ROME — Ukrainian Major Archbishop Sviatoslav Shevchuk said Friday that in the face of a possible nuclear disaster, “Ukraine is protecting Europe and the world.”
In a video message marking the 65th day of “Russian war and aggression against Ukraine,” Archbishop Sviatoslav Shevchuk chronicled Russia’s “intensified attacks” in the south and east of Ukraine, with bloody battles in the Kharkiv, Luhansk, Donetsk, Zaporizhzhia, and Kherson regions, and “a very massive missile strike on central Ukraine.”
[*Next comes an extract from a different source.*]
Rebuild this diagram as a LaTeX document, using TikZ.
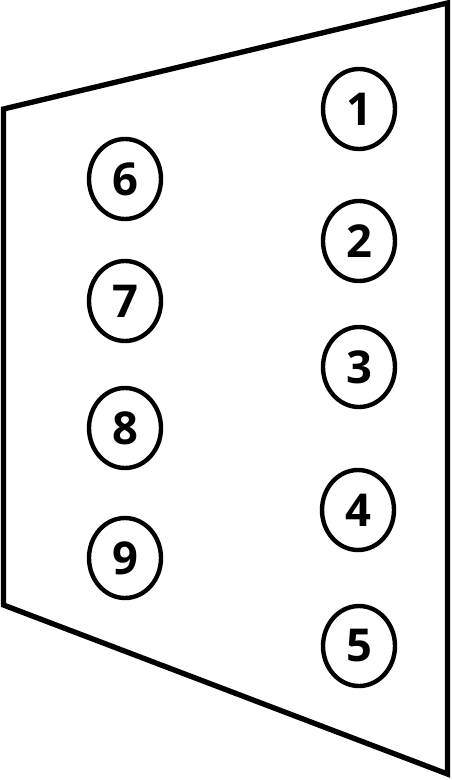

Moreover, on Thursday the Secretary General of the United Nations was in Kyiv as an envoy of peace, and, yet, during his visit, Russians fired five rockets into the city center, the archbishop noted. “This is contempt for international institutions, contempt for international efforts to ensure justice and just peace in Ukraine.”
The archbishop commented on a statement by the International Atomic Energy Agency (IAEA) explaining the great danger of missile strikes on nuclear power plants in Ukraine, which he stated “could be a major nuclear disaster, not only for Ukraine, Russia, and Belarus, but also for the whole of Europe.”
“But Ukraine is standing. Ukraine is fighting. Ukraine is protecting Europe and the world from this danger, from this evil,” he said.
In his message, Shevchuk also reflected on the gospel beatitude “Blessed are they who hunger and thirst for righteousness, for they shall be satisfied.”
“Blessed are those who know how to tell right from wrong,” he declared. “Blessed are those who are hungry and thirsty for holiness and for the eternity that the Lord God gives us.”
Reflecting on this “hunger and thirst for justice in the context of the war in Ukraine, today we see blatant injustice towards our nation,” he stated.
This injustice is not just a lack of respect for the dignity of the human person but plunges into the very identity of the Ukrainian people, he asserted, by denying their existence as a people.
“Recently, our enemies received a certain textbook on the genocide of the Ukrainian people where it says that Ukrainians as a people do not exist,” he said. “Ukrainians are not a people, they are not a nation, they are an ideology, and even a Western ideology.”
“And those who do not want to abandon this ideology, who want to preserve their national identity as a Ukrainian, they must either be killed — and hence the genocidal consequences of this militant ideology — or they need to be re-educated in concentration camps,” he added.
“Our people are thus doomed to be ruled by an unjust attacker,” he declared.
And that is why today Ukrainians experience a special thirst for justice, he said, because justice between nations “depends on the truth of our coexistence.”